▸ **Stated problem**
Pictures excluded, return the lines below from the first through the line holding "3000, 3500, 4000];".

-- start of Given material --

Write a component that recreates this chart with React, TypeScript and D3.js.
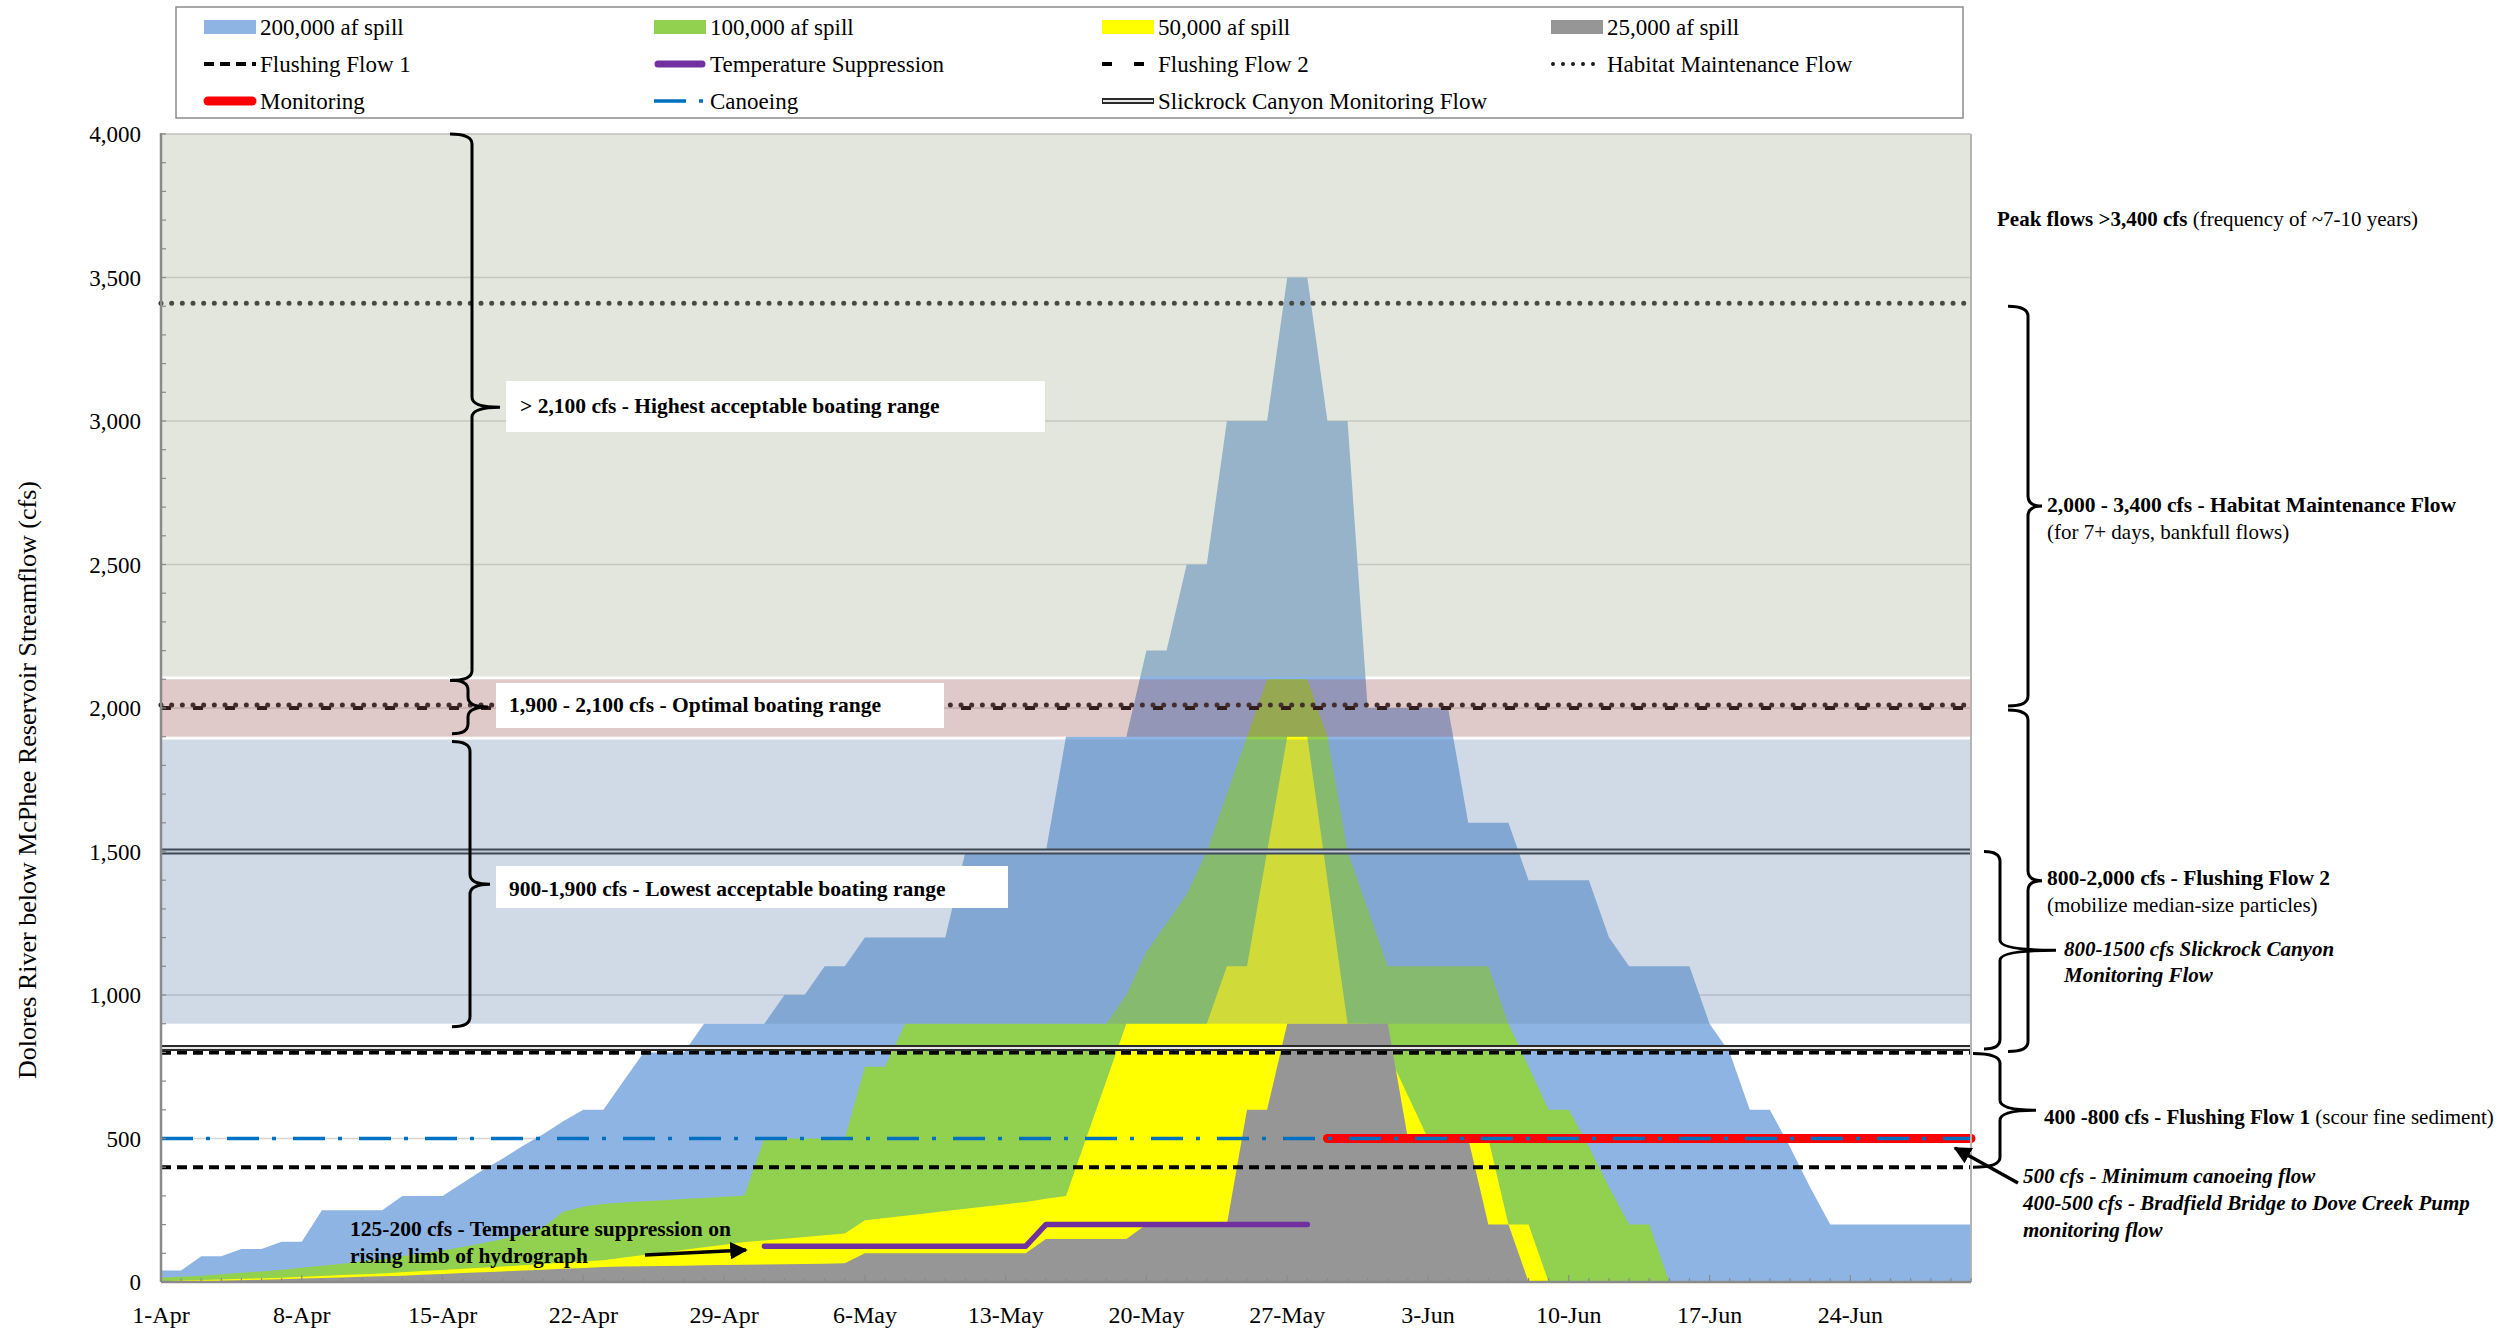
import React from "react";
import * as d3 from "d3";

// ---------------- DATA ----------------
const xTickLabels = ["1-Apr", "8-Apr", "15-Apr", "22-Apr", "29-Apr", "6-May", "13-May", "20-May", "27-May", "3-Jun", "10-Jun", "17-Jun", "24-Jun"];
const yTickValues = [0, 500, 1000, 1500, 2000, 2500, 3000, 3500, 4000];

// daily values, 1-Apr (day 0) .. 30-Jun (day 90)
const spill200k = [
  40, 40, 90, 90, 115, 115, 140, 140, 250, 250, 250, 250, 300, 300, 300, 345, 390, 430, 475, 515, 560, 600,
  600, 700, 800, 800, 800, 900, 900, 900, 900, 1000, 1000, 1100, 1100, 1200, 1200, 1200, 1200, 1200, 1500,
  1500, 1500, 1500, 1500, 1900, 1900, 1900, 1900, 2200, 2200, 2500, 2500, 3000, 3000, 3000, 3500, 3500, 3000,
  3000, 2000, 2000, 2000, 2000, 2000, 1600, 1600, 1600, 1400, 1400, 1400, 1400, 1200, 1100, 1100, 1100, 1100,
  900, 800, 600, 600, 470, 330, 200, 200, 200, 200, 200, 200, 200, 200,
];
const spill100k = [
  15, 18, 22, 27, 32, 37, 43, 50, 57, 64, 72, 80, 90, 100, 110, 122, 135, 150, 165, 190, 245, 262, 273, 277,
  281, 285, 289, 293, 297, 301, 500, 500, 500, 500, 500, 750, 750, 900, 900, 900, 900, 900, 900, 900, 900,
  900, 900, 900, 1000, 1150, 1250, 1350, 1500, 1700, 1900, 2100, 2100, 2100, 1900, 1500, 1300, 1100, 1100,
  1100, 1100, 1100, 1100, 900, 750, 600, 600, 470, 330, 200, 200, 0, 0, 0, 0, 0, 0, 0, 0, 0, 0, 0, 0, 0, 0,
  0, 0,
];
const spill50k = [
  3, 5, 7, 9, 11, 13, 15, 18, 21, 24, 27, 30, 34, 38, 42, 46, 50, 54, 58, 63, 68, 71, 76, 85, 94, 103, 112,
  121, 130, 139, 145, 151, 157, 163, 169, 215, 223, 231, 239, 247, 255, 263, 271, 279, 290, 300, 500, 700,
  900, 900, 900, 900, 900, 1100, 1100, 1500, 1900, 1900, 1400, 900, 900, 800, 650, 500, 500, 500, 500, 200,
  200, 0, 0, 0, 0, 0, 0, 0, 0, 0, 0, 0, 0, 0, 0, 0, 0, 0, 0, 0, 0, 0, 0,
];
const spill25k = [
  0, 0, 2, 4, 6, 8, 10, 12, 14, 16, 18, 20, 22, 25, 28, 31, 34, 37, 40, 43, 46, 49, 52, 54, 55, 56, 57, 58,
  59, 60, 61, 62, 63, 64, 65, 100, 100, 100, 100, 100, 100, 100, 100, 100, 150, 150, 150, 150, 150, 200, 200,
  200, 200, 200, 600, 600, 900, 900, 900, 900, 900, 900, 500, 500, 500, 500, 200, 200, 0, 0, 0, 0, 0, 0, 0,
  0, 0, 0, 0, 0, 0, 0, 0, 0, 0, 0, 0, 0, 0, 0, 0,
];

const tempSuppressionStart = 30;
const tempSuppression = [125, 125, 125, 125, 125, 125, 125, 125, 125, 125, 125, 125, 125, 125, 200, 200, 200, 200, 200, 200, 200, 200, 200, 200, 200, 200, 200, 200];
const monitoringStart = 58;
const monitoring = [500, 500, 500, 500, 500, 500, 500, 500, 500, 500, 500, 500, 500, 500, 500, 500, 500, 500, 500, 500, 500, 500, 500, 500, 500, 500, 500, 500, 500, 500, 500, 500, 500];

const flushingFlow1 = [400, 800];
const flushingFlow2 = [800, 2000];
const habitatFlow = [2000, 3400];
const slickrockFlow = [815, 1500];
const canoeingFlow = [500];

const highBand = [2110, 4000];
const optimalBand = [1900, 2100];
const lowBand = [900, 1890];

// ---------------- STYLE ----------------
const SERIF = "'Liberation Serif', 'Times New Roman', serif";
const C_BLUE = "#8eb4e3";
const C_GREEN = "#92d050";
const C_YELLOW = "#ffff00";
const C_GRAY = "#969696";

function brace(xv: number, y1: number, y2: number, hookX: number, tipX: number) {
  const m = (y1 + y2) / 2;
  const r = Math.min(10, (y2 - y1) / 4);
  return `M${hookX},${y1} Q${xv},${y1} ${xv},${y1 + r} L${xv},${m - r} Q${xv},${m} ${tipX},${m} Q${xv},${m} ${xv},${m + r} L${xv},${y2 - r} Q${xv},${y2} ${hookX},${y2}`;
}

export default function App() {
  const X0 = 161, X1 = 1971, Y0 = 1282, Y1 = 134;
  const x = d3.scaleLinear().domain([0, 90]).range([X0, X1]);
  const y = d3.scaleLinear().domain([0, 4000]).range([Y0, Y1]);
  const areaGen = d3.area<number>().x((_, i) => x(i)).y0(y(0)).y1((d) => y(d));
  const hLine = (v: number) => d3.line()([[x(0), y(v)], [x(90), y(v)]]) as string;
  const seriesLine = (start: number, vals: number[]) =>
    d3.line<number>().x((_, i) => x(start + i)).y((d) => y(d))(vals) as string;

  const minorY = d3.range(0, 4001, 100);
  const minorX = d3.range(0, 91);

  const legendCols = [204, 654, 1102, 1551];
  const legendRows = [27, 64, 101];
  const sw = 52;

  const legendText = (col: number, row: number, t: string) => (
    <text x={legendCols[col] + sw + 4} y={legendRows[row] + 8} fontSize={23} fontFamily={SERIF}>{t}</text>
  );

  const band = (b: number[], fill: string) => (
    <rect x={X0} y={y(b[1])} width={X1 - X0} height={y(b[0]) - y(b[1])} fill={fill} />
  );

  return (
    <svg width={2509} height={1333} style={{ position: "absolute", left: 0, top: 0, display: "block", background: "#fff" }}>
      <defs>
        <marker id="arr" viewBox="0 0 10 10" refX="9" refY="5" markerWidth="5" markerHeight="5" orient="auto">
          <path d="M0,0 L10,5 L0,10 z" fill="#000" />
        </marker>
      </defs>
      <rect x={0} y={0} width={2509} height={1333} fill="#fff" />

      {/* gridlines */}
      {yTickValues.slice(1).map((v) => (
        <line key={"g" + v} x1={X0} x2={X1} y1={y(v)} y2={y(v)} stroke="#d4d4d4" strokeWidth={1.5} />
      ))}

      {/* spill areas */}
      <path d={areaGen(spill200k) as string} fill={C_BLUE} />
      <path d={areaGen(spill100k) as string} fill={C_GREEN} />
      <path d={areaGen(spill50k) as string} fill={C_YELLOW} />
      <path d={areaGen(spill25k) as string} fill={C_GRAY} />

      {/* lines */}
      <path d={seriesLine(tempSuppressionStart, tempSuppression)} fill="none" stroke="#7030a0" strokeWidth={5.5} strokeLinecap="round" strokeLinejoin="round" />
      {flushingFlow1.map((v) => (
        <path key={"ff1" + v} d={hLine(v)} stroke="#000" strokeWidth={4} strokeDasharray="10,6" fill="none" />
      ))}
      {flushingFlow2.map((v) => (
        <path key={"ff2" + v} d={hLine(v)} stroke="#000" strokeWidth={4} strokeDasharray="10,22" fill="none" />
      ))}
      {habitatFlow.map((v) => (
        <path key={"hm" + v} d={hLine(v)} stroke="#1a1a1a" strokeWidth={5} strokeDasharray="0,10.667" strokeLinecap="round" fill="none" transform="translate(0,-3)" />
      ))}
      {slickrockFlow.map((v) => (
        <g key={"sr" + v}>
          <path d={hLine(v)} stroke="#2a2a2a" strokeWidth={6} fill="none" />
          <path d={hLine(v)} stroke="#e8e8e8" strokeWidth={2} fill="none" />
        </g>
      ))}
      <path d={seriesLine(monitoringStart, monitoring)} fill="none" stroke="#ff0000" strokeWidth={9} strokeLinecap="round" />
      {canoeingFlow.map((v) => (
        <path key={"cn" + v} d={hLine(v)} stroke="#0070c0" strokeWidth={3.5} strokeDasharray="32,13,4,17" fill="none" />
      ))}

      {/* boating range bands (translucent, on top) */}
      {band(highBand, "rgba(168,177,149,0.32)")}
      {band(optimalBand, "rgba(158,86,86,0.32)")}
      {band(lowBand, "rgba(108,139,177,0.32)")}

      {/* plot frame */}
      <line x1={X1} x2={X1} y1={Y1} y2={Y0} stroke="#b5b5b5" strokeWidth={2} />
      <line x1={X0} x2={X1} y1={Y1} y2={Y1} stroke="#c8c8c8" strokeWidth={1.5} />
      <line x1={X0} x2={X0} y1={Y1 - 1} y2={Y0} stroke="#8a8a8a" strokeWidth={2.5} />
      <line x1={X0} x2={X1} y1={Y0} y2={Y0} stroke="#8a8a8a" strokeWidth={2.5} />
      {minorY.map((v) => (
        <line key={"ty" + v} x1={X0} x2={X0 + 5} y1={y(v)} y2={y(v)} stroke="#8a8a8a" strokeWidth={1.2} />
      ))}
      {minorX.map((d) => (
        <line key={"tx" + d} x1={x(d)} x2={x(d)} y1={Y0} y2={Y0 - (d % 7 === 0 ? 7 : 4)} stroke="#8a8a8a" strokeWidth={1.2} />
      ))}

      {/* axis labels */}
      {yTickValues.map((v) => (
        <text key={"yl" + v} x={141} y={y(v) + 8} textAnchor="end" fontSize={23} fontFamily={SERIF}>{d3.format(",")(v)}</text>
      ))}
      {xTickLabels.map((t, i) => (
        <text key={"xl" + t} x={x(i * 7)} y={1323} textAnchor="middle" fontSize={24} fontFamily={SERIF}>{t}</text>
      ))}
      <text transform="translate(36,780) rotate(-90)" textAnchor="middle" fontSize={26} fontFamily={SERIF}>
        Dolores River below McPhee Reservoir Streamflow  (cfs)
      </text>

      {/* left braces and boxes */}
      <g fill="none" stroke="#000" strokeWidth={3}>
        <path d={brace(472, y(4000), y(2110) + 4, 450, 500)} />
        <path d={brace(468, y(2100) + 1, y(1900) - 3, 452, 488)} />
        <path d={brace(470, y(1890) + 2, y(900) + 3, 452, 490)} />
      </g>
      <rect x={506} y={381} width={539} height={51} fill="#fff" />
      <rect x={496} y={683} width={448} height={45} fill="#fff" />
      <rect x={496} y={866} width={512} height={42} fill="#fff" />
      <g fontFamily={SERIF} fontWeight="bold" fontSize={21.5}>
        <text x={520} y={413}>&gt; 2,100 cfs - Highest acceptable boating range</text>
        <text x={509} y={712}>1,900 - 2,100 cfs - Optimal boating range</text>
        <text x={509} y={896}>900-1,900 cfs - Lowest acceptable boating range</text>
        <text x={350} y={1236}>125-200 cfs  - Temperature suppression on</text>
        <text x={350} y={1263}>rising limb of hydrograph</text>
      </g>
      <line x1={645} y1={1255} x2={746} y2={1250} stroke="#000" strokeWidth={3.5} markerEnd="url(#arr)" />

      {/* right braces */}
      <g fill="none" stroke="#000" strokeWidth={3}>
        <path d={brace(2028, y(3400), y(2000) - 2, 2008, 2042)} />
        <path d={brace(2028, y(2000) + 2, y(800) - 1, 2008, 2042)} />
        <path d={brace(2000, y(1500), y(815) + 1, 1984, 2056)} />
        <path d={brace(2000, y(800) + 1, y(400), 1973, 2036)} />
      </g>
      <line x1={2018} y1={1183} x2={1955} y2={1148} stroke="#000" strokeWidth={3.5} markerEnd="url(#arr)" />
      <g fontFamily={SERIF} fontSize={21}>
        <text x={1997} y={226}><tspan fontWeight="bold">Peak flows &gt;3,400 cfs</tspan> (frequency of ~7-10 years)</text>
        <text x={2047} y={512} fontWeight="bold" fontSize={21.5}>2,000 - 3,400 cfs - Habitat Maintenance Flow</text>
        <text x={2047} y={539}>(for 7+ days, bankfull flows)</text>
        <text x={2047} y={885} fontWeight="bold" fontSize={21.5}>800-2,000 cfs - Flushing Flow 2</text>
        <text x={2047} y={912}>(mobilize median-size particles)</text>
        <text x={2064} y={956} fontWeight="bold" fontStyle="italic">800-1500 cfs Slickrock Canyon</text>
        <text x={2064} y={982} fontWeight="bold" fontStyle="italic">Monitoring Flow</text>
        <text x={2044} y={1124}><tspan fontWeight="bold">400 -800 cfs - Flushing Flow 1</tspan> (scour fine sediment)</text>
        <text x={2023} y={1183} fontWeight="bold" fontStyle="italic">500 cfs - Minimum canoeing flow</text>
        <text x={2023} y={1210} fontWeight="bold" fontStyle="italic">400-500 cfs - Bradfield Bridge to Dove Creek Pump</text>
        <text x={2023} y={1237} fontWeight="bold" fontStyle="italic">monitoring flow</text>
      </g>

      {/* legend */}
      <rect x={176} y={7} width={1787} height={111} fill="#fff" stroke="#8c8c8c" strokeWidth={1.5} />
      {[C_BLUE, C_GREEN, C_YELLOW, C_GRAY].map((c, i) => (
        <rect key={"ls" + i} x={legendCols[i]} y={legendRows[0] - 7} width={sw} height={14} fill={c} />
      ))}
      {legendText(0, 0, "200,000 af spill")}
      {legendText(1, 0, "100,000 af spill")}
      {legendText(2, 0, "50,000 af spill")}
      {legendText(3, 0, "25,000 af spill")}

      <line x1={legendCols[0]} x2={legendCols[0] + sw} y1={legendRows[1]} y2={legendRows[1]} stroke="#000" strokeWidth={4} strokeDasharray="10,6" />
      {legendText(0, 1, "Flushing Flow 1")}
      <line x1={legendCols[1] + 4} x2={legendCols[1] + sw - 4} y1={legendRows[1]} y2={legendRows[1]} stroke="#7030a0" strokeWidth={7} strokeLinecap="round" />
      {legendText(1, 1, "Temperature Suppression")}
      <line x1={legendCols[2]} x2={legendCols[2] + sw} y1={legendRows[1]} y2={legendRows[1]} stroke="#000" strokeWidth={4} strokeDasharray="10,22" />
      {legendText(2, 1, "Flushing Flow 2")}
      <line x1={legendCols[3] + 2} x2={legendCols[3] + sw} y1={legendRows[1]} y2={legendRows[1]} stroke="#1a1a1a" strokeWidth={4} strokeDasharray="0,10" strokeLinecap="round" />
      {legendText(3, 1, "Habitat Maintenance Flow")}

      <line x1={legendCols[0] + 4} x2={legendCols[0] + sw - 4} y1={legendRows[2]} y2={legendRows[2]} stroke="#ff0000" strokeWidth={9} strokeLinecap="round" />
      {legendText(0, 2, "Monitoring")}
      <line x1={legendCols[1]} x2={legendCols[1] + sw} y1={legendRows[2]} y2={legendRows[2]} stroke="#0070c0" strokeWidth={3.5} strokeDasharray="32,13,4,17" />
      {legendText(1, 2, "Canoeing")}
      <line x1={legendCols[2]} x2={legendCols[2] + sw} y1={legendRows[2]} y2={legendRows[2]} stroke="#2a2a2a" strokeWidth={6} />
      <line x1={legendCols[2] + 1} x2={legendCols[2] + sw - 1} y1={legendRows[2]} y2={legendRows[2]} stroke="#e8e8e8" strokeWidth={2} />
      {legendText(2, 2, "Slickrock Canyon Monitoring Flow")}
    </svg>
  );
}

-- end of Given material --

▸ **Result**
Write a component that recreates this chart with React, TypeScript and D3.js.
import React from "react";
import * as d3 from "d3";

// ---------------- DATA ----------------
const xTickLabels = ["1-Apr", "8-Apr", "15-Apr", "22-Apr", "29-Apr", "6-May", "13-May", "20-May", "27-May", "3-Jun", "10-Jun", "17-Jun", "24-Jun"];
const yTickValues = [0, 500, 1000, 1500, 2000, 2500, 3000, 3500, 4000];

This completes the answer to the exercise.